TASK TO CARRY OUT: Copy all lines below containing "that".

THE RECORDS:
_____

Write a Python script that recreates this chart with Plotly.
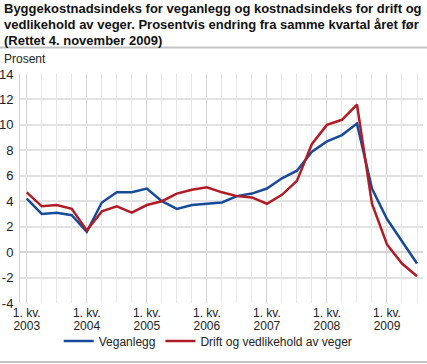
import plotly.graph_objects as go

quarters = list(range(27))  # 2003 Q1 .. 2009 Q3
year_tick_pos = [0, 4, 8, 12, 16, 20, 24]
quarter_tick_text = ["1. kv."] * 7
year_tick_text = ["2003", "2004", "2005", "2006", "2007", "2008", "2009"]
y_tick_vals = [-4, -2, 0, 2, 4, 6, 8, 10, 12, 14]
y_tick_text = ["-4", "-2", "0", "2", "4", "6", "8", "10", "12", "14"]

veganlegg = [4.2, 3.0, 3.1, 2.9, 1.6, 3.9, 4.7, 4.7, 5.0, 4.0, 3.4, 3.7, 3.8, 3.9,
             4.4, 4.6, 5.0, 5.8, 6.4, 7.9, 8.7, 9.2, 10.1, 5.0, 2.6, 0.9, -0.9]
drift = [4.7, 3.6, 3.7, 3.4, 1.7, 3.2, 3.6, 3.1, 3.7, 4.0, 4.6, 4.9, 5.1, 4.7,
         4.4, 4.3, 3.8, 4.5, 5.6, 8.5, 10.0, 10.4, 11.6, 3.8, 0.6, -0.9, -1.9]

title_lines = ["Byggekostnadsindeks for veganlegg og kostnadsindeks for drift og",
               "vedlikehold av veger. Prosentvis endring fra samme kvartal året før",
               "(Rettet 4. november 2009)"]

FONT = "Liberation Sans, Arial, sans-serif"

fig = go.Figure()
fig.add_trace(go.Scatter(x=quarters, y=veganlegg, mode="lines", name="Veganlegg",
                         line=dict(color="#174a98", width=2.5)))
fig.add_trace(go.Scatter(x=quarters, y=drift, mode="lines", name="Drift og vedlikehold av veger",
                         line=dict(color="#b01c26", width=2.5)))

fig.update_layout(
    width=427, height=364,
    margin=dict(l=20, r=4, t=74, b=61, autoexpand=False),
    paper_bgcolor="white", plot_bgcolor="white",
    font=dict(family=FONT, size=12, color="#222"),
    showlegend=True,
    legend=dict(orientation="h", x=0.467, xanchor="center", xref="paper",
                y=-0.166, yanchor="middle", font=dict(size=12, color="#222"),
                bgcolor="rgba(0,0,0,0)"),
    xaxis2=dict(overlaying="x", matches="x", side="bottom",
                tickmode="array", tickvals=year_tick_pos, ticktext=year_tick_text,
                tickangle=0, showgrid=False, zeroline=False, showline=False, ticks="",
                ticklabelstandoff=14, automargin=False, fixedrange=True,
                tickfont=dict(size=12, color="#222")),
)

fig.layout.xaxis.update(
    range=[-0.45, 26.4],
    tickmode="array", tickvals=year_tick_pos, ticktext=quarter_tick_text, tickangle=0,
    showgrid=True, gridcolor="#d4d4d4", gridwidth=1,
    minor=dict(dtick=1, tick0=0, showgrid=True, gridcolor="#e6e6e6", gridwidth=1),
    showline=False, zeroline=False, ticks="", fixedrange=True, automargin=False,
    ticklabelstandoff=1,
    tickfont=dict(size=12, color="#222"),
)
fig.update_yaxes(
    range=[-4, 14], tickmode="array", tickvals=y_tick_vals, ticktext=y_tick_text,
    showgrid=True, gridcolor="#e2e2e2", gridwidth=2,
    zeroline=True, zerolinecolor="#d6d6d6", zerolinewidth=2,
    showline=True, linecolor="#d0d0d0", linewidth=1,
    ticks="", ticklabelstandoff=3, automargin=False, fixedrange=True,
    tickfont=dict(size=13, color="#222"),
)

# invisible trace to activate the year-label axis
fig.add_trace(go.Scatter(x=[year_tick_pos[0]], y=[None], xaxis="x2", yaxis="y",
                         showlegend=False, hoverinfo="skip", mode="lines"))

# title as left-aligned annotation lines
for i, line in enumerate(title_lines):
    fig.add_annotation(text="<b>" + line + "</b>", xref="paper", yref="paper",
                       x=-0.045, y=(303 - (9 + 15.5 * i)) / 229, xanchor="left", yanchor="middle",
                       showarrow=False, font=dict(family=FONT, size=13, color="#111"))

# top and bottom separator lines
fig.add_shape(type="line", xref="paper", yref="paper", x0=-0.06, x1=1.02,
              y0=1.1157, y1=1.1157, line=dict(color="#c4c4c4", width=2))
fig.add_shape(type="line", xref="paper", yref="paper", x0=-0.06, x1=1.02,
              y0=-0.2576, y1=-0.2576, line=dict(color="#c4c4c4", width=2))

fig.add_annotation(text="Prosent", xref="paper", yref="paper", x=-0.045, y=1.065,
                   xanchor="left", yanchor="middle", showarrow=False,
                   font=dict(size=12, color="#222"))

fig.write_html("out.html", config={"displayModeBar": False},
               post_script="document.body.style.margin='0';document.body.style.overflow='hidden';")
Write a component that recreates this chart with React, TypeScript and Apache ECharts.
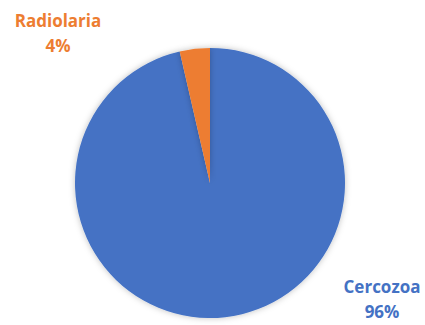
import React, { useEffect, useRef } from "react";
import * as echarts from "echarts";

const categories = ["Cercozoa", "Radiolaria"];
const values = [96.4, 3.6];
const colors = ["#4472C4", "#ED7D31"];

export default function App() {
  const ref = useRef<HTMLDivElement>(null);
  useEffect(() => {
    if (!ref.current) return;
    const chart = echarts.init(ref.current, null, { renderer: "svg" });
    chart.setOption({
      animation: false,
      backgroundColor: "#ffffff",
      series: [
        {
          type: "pie",
          center: [210, 183],
          radius: 135,
          startAngle: 90,
          clockwise: true,
          data: categories.map((name, i) => ({
            name,
            value: values[i],
            itemStyle: { color: colors[i] },
            label: { color: colors[i] },
          })),
          itemStyle: {
            borderWidth: 0,
            shadowBlur: 6,
            shadowColor: "rgba(0,0,0,0.25)",
          },
          label: {
            show: true,
            position: "outside",
            formatter: (p: any) => `${p.name}\n${Math.round(p.percent)}%`,
            fontFamily: "Open Sans, Noto Sans, sans-serif",
            fontWeight: "bold",
            fontSize: 17,
            lineHeight: 25,
            align: "center",
          },
          labelLine: { show: false },
          labelLayout: (params: any) => {
            if (params.dataIndex === 0) {
              return { x: 382, y: 299, align: "center", verticalAlign: "middle" };
            }
            return { x: 58, y: 33, align: "center", verticalAlign: "middle" };
          },
        },
      ],
    });
    return () => chart.dispose();
  }, []);
  return (
    <div
      ref={ref}
      style={{ position: "fixed", left: 0, top: 0, width: 425, height: 325 }}
    />
  );
}
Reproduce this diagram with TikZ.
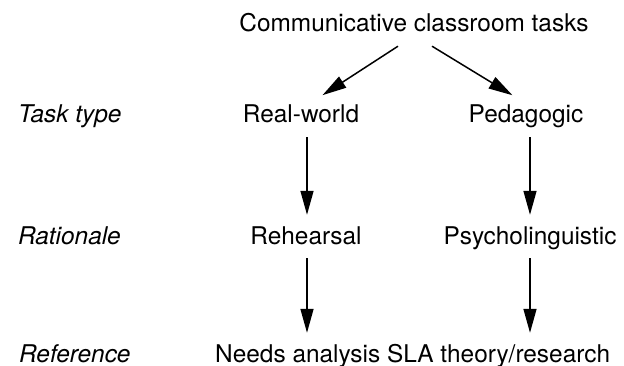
\documentclass[tikz,border=0pt]{standalone}
\usepackage{fontspec}
\setmainfont{TeX Gyre Heros}
\usepackage{tikz}
\usetikzlibrary{arrows.meta, positioning}

\begin{document}
\begin{tikzpicture}[
    x=1pt, y=-1pt,
    font=\fontsize{24.4}{28}\selectfont,
    every node/.style={inner xsep=0pt, inner ysep=9pt, text height=17pt, text depth=5pt},
    rowlabel/.style={anchor=base west, font=\fontsize{24.4}{28}\selectfont\itshape},
    arrow/.style={-{Triangle[length=24pt, width=13pt]}, line width=1.5pt, shorten >=3pt}
]
\useasboundingbox (0,0) rectangle (624,366);

% Nodes
\node[anchor=base] (top) at (414,32) {Communicative classroom tasks};
\node[anchor=base] (rw)  at (301,123) {Real-world};
\node[anchor=base] (ped) at (526,123) {Pedagogic};
\node[anchor=base] (reh) at (306,244) {Rehearsal};
\node[anchor=base] (psy) at (530,244) {Psycholinguistic};
\node[anchor=base west] (na) at (215,362) {Needs analysis};
\node[base right=6.5pt of na] (sla) {SLA theory/research};

% Row labels
\node[rowlabel] (ltype) at (18,123) {Task type};
\node[rowlabel] (lrat)  at (18,244) {Rationale};
\node[rowlabel] (lref)  at (19,362) {Reference};

\draw[arrow] ([xshift=-16pt]top.south) -- ([xshift=19pt]rw.north);
\draw[arrow] ([xshift=18pt]top.south) -- ([xshift=-11pt]ped.north);
\draw[arrow] ([xshift=6pt]rw.south) -- ([xshift=6pt]rw.south |- reh.north);
\draw[arrow] ([xshift=4pt]ped.south) -- ([xshift=4pt]ped.south |- psy.north);
\draw[arrow] ([xshift=1pt]reh.south) -- ([xshift=1pt]reh.south |- na.north);
\draw[arrow] (psy.south) -- (psy.south |- sla.north);
\end{tikzpicture}
\end{document}
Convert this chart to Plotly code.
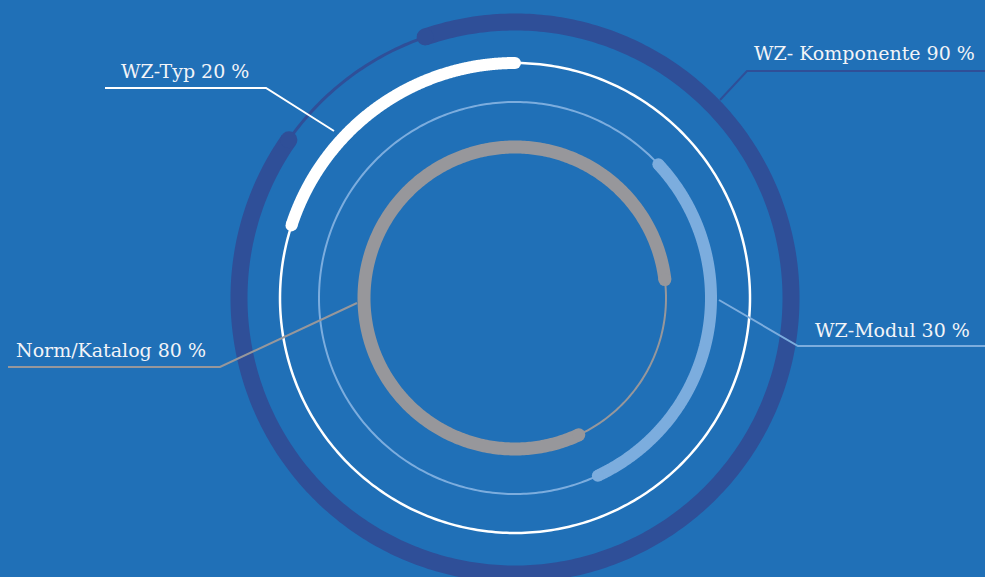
import numpy as np
import plotly.graph_objects as go

# Share of each category (percent)
labels = ["WZ- Komponente", "WZ-Typ", "WZ-Modul", "Norm/Katalog"]
values = [90, 20, 30, 80]

# Ring styling, outermost first
colors = ["#2f4f98", "#ffffff", "#7cadde", "#97979b"]
radii = [276, 235, 196, 151]
thick_w = [17, 12, 12, 13]
thin_w = [3, 2.5, 2, 2]
start_deg = [109, 162, 43, -65]   # where the filled arc begins; it sweeps clockwise

W, H = 985, 577
CX, CY = 515, 298
BG = "#2070b7"

fig = go.Figure()


def arc(r, a0, a1, n=400):
    t = np.radians(np.linspace(a0, a1, n))
    return CX + r * np.cos(t), CY - r * np.sin(t)


for lab, v, c, r, tw, lw, s in zip(labels, values, colors, radii, thick_w, thin_w, start_deg):
    # thin full circle
    x, y = arc(r, 0, 360)
    fig.add_trace(go.Scatter(x=x, y=y, mode="lines",
                             line=dict(color=c, width=lw, simplify=False),
                             hoverinfo="skip", showlegend=False))
    # filled arc for the value
    x, y = arc(r, s, s - v * 3.6)
    fig.add_trace(go.Scatter(x=x, y=y, mode="lines",
                             line=dict(color=c, width=tw, simplify=False),
                             hoverinfo="skip", showlegend=False, name=lab))
    # rounded ends
    fig.add_trace(go.Scatter(x=[x[0], x[-1]], y=[y[0], y[-1]], mode="markers",
                             marker=dict(color=c, size=tw, line=dict(width=0)),
                             hoverinfo="skip", showlegend=False))

# leader lines and labels
leaders = [
    # (label index, polyline points, text x, text y)
    (0, [(720, 100), (747, 71), (985, 71)], 752, 53),
    (1, [(334, 131), (266, 88), (105, 88)], 119, 71),
    (2, [(719, 300), (798, 346), (985, 346)], 813, 330),
    (3, [(357, 303), (220, 367), (8, 367)], 14, 350),
]
for i, pts, tx, ty in leaders:
    px, py = zip(*pts)
    fig.add_trace(go.Scatter(x=px, y=py, mode="lines", line=dict(color=colors[i], width=2),
                             hoverinfo="skip", showlegend=False))
    fig.add_annotation(x=tx, y=ty, text=f"{labels[i]} {values[i]} %", showarrow=False,
                       xanchor="left", yanchor="middle", xref="x", yref="y",
                       font=dict(family="DejaVu Serif", size=19, color="#f2f4f8"))

fig.update_layout(
    width=W, height=H, margin=dict(l=0, r=0, t=0, b=0),
    paper_bgcolor=BG, plot_bgcolor=BG,
    xaxis=dict(range=[0, W], visible=False, fixedrange=True),
    yaxis=dict(range=[H, 0], visible=False, fixedrange=True),
)

fig.write_html("out.html")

_____

CORRECT RESULT:
Write a Python script that recreates this chart with Plotly.
Write a component that recreates this chart with React, TypeScript and Apache ECharts.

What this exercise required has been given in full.